**PROMPT**
Transcribe every line from the top down to the line with "import plotly.graph_objects as go", both ends included, but not the pictures.

**SUPPLIED INFORMATION**
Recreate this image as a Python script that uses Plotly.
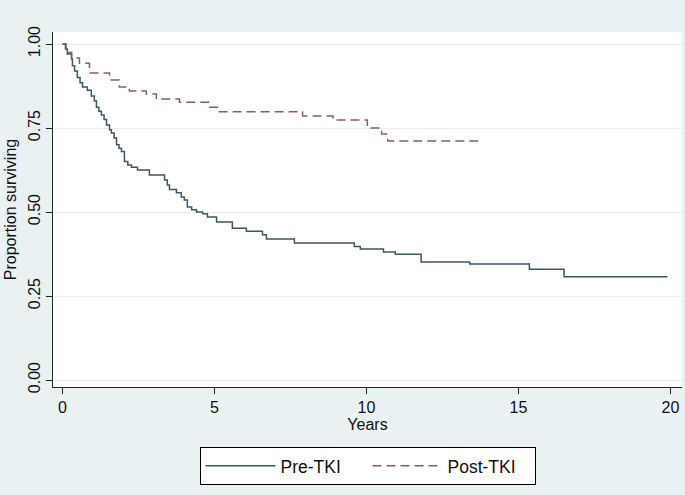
import plotly.graph_objects as go

# Kaplan-Meier step data
pre_t = [0, 0.1, 0.16, 0.3, 0.33, 0.4, 0.49, 0.58, 0.66, 0.82, 0.95, 1.05, 1.12, 1.2, 1.28,
         1.37, 1.45, 1.55, 1.61, 1.7, 1.78, 1.86, 1.94, 2.04, 2.15, 2.27, 2.47, 2.86, 3.36,
         3.45, 3.52, 3.75, 3.91, 4.01, 4.11, 4.25, 4.41, 4.61, 4.77, 5.07, 5.59, 6.05, 6.58,
         6.71, 7.63, 9.6, 9.8, 10.56, 10.95, 11.8, 13.4, 15.36, 16.5, 19.9]
pre_s = [1.0, 0.985, 0.97, 0.955, 0.935, 0.92, 0.90, 0.885, 0.872, 0.862, 0.845, 0.83, 0.812,
         0.80, 0.789, 0.775, 0.759, 0.745, 0.735, 0.72, 0.70, 0.69, 0.68, 0.65, 0.64, 0.633,
         0.625, 0.610, 0.595, 0.58, 0.567, 0.557, 0.545, 0.536, 0.515, 0.507, 0.50, 0.495,
         0.485, 0.470, 0.452, 0.443, 0.432, 0.420, 0.408, 0.397, 0.39, 0.381, 0.374, 0.351,
         0.345, 0.330, 0.307, 0.307]

post_t = [0, 0.12, 0.3, 0.56, 0.89, 1.55, 1.87, 2.2, 2.76, 3.09, 3.85, 4.84, 5.1, 7.9, 8.9,
          10.03, 10.5, 10.7, 13.8]
post_s = [1.0, 0.975, 0.958, 0.943, 0.914, 0.893, 0.872, 0.860, 0.851, 0.836, 0.827, 0.812,
          0.798, 0.786, 0.774, 0.75, 0.732, 0.711, 0.711]

x_ticks = [0, 5, 10, 15, 20]
y_ticks = [0, 0.25, 0.5, 0.75, 1.0]
y_tick_text = ["0.00", "0.25", "0.50", "0.75", "1.00"]

FONT = "Liberation Sans, Arial, sans-serif"

fig = go.Figure()
fig.add_trace(go.Scatter(x=pre_t, y=pre_s, mode="lines", name="Pre-TKI",
                         line=dict(color="#3c5766", width=1.5, shape="hv")))
fig.add_trace(go.Scatter(x=post_t, y=post_s, mode="lines", name="Post-TKI",
                         line=dict(color="#8b5c61", width=1.5, shape="hv", dash="9px,5px")))

fig.update_layout(
    width=685, height=495, autosize=False,
    margin=dict(l=53, r=3, t=32, b=108, autoexpand=False),
    paper_bgcolor="#e9f1f3", plot_bgcolor="#ffffff",
    font=dict(family=FONT, size=16, color="#111111"),
    showlegend=True,
    legend=dict(orientation="h", x=0.5, xanchor="center", y=-0.169, yanchor="top",
                bgcolor="#ffffff", bordercolor="#000000", borderwidth=1,
                font=dict(size=17.5), itemwidth=70, entrywidth=82,
                traceorder="normal"),
    xaxis=dict(range=[-0.31, 20.38], tickvals=x_ticks, ticks="outside", ticklen=6,
               tickcolor="#222222", showline=True, linecolor="#222222", linewidth=1.2,
               showgrid=False, zeroline=False, automargin=False,
               title=dict(text="Years", standoff=2, font=dict(size=16)),
               tickfont=dict(size=16)),
    yaxis=dict(range=[-0.0208, 1.0357], tickvals=y_ticks, ticktext=y_tick_text,
               ticks="outside", ticklen=6, tickcolor="#222222", showline=True,
               linecolor="#222222", linewidth=1.2, showgrid=True, gridcolor="#ececec",
               gridwidth=1, zeroline=False, tickangle=-90, automargin=False,
               title=dict(text="Proportion surviving", standoff=4, font=dict(size=16)),
               tickfont=dict(size=16)),
)

fig.write_html("out.html", config={"displayModeBar": False},
               post_script="document.body.style.margin='0';document.body.style.background='#e9f1f3';")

**ANSWER TO THE EXERCISE**
Recreate this image as a Python script that uses Plotly.
import plotly.graph_objects as go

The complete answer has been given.